The game was staged on Tuesday 11 November at the top of Adderley Street, at the entrance to the Company Gardens in the central city, with lots of passing foot traffic, including high school students, local office workers, stall holders, street people and tourists. People looked on as actors (and Mistra Urban Futures researchers!) engaged in the tug-of-war, curious to find out what was going on. Some joined in, eager to beat their friends and colleagues on the other side. The researchers and actors were at hand to discuss with onlookers and participants what the game was about. Also, a booklet entitled “Cape of Storms: Sharing the coast in the face of turbulent, rising seas” that summarizes the main findings of the research was made available to those that expressed an interest in learning more about the issues portrayed in the game.
Video: Climate For Change
See a short video about the game.
Reflecting on the process of designing and playing the game, three lessons that I learned are:
1. As academics and researchers, especially dealing with the natural sciences, we have a strong tendency towards very literal forms of communication. We get caught up in detailed explanations and rely on technical jargon, appealing to people’s analytical minds and trying to convince them with evidence.

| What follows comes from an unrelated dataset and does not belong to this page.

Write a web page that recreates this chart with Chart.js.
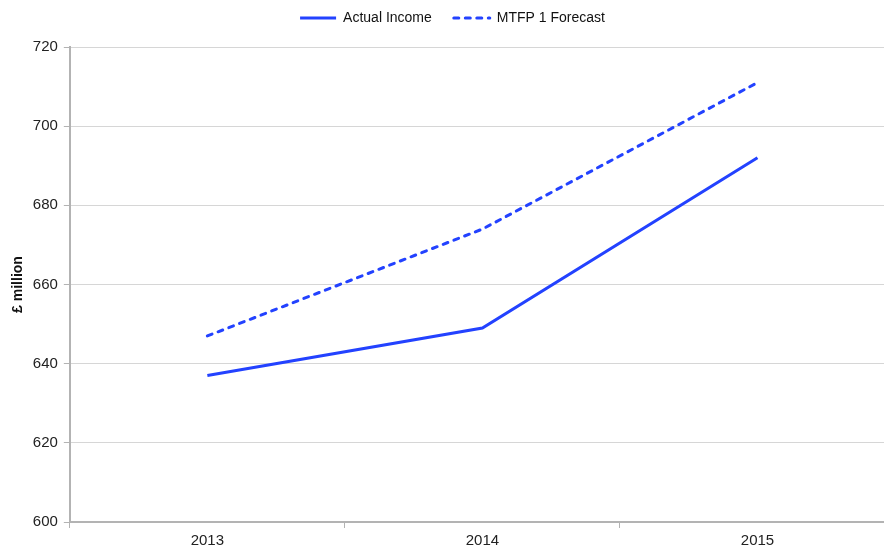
<!DOCTYPE html>
<html>
<head>
<meta charset="utf-8">
<script src="https://cdn.jsdelivr.net/npm/chart.js@4.4.1/dist/chart.umd.min.js"></script>
<style>
  html, body { margin: 0; padding: 0; background: #fff; overflow: hidden; }
  #wrap { width: 897px; height: 555px; position: relative; }
</style>
</head>
<body>
<div id="wrap"><canvas id="incomeChart"></canvas></div>
<script>
// Income figures, £ million
const years = ['2013', '2014', '2015'];
const actualIncome = [637, 649, 692];
const mtfpForecast = [647, 674, 711];
const yTicks = [600, 620, 640, 660, 680, 700, 720];

const lineBlue = '#2342ff';
const axisGrey = '#b3b3b3';
const gridGrey = '#d6d6d6';
const fontFamily = '"Liberation Sans", Arial, sans-serif';

// extra space between the legend and the plot
const legendGap = {
    id: 'legendGap',
    beforeInit(chart) {
        const fit = chart.legend.fit;
        chart.legend.fit = function () {
            fit.call(this);
            this.height += 12;
        };
    }
};

const ctx = document.getElementById('incomeChart').getContext('2d');
new Chart(ctx, {
    type: 'line',
    data: {
        labels: years,
        datasets: [
            {
                label: 'Actual Income',
                data: actualIncome,
                borderColor: lineBlue,
                backgroundColor: lineBlue,
                borderWidth: 3,
                pointRadius: 0,
                fill: false,
                tension: 0
            },
            {
                label: 'MTFP 1 Forecast',
                data: mtfpForecast,
                borderColor: lineBlue,
                backgroundColor: lineBlue,
                borderWidth: 3,
                borderDash: [5, 6.5],
                borderCapStyle: 'round',
                pointRadius: 0,
                fill: false,
                tension: 0
            }
        ]
    },
    plugins: [legendGap],
    options: {
        responsive: true,
        maintainAspectRatio: false,
        animation: false,
        layout: { padding: { top: -11, left: 10, right: 2, bottom: 1 } },
        plugins: {
            tooltip: { enabled: false },
            legend: {
                position: 'top',
                labels: {
                    usePointStyle: true,
                    pointStyle: 'line',
                    pointStyleWidth: 36,
                    padding: 22,
                    color: '#111',
                    font: { family: fontFamily, size: 14 },
                    // keep each dataset's dash pattern in its legend sample
                    generateLabels: chart => chart.data.datasets.map((ds, i) => ({
                        text: ds.label,
                        datasetIndex: i,
                        strokeStyle: ds.borderColor,
                        fillStyle: ds.borderColor,
                        lineWidth: ds.borderWidth,
                        lineDash: ds.borderDash || [],
                        lineCap: ds.borderCapStyle || 'butt',
                        pointStyle: 'line',
                        fontColor: '#111',
                        hidden: !chart.isDatasetVisible(i)
                    }))
                }
            }
        },
        scales: {
            x: {
                offset: true,
                grid: {
                    offset: true,
                    drawOnChartArea: false,
                    color: axisGrey,
                    tickLength: 6
                },
                border: { color: axisGrey, width: 2 },
                ticks: {
                    color: '#222',
                    padding: 4,
                    font: { family: fontFamily, size: 15 }
                }
            },
            y: {
                min: 600,
                max: 720,
                afterBuildTicks: axis => { axis.ticks = yTicks.map(v => ({ value: v })); },
                grid: { color: gridGrey, tickColor: axisGrey, tickLength: 6 },
                border: { color: axisGrey, width: 2 },
                ticks: {
                    color: '#222',
                    padding: 6,
                    font: { family: fontFamily, size: 15 }
                },
                title: {
                    display: true,
                    text: '£ million',
                    color: '#111',
                    padding: { top: 0, bottom: 0 },
                    font: { family: fontFamily, size: 14, weight: 'bold' }
                }
            }
        }
    }
});
</script>
</body>
</html>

That mode of communication is difficult for us to let go of and yet it is often not very effective in connecting people on the street, nor affective in terms of connecting with people’s attitudes and feelings towards an issue like climate change or coastal management.
2. What is great about working with artists and creative people is their skill at seeing through the detail to capture and convey the essence of the issue that connects with people in a more visceral way, on a more emotional level.
3. Playing the game was a powerful way of raising curiosity, of drawing people into a space of interaction, of opening up opportunities for engagement and possibly generating new insights. But the transition from intrigue and playfulness (only vaguely intimating at the issues) to a deeper engagement with the issues underlying the game is a tricky one that requires both a depth of knowledge, skill and preparation on the one hand and an openness, empathy and adaptability on the other – fertile ground for more collaboration between those working in the arts and the sciences!